I'm not talking about trying to pick tops or bottoms here, just taking a step back and understanding that timing can be very important in the sense of what point in the cycle it is that you get on board.

Clearly buying now is better value than buying 6 months ago. Personally, however, I'd wait another 12 or 18 months as world economies do appear to be going into recession and that's not an ideal environment for investing in managed funds.

Then again, I come from a trading background, where dollar cost averaging is a mortal sin :-)


C3PO, this is a debate that the finance world will continue to have in perpetuity (IMHO).

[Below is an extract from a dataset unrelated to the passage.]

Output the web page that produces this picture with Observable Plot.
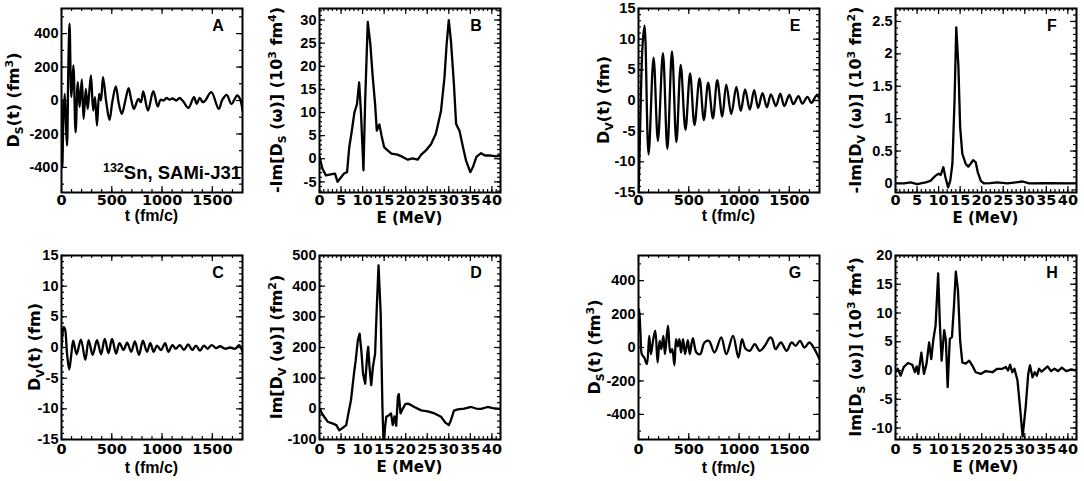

Is it better to time the market and pick stocks (ie active management) or is it better to accept volatility and market returns with a passive approach and a long term view.

Its down to your investment time frame and investment philosophy.

Academic studies have shown that the vast majority (90%+) of returns variance is determined by asset class selection and only a small portion is determined by market timing and security selection.

With this in mind, a long enough time frame and the reassurance of dollar cost averaging, now would be the time to start (or continue) investing in capital markets.

I also agree though that if you have a home debt or are saving for an event within 10 years, you would need to consider volatility.

By stating though that you will wait around for about 12 to 18 months before getting in - that's timing the market my friend.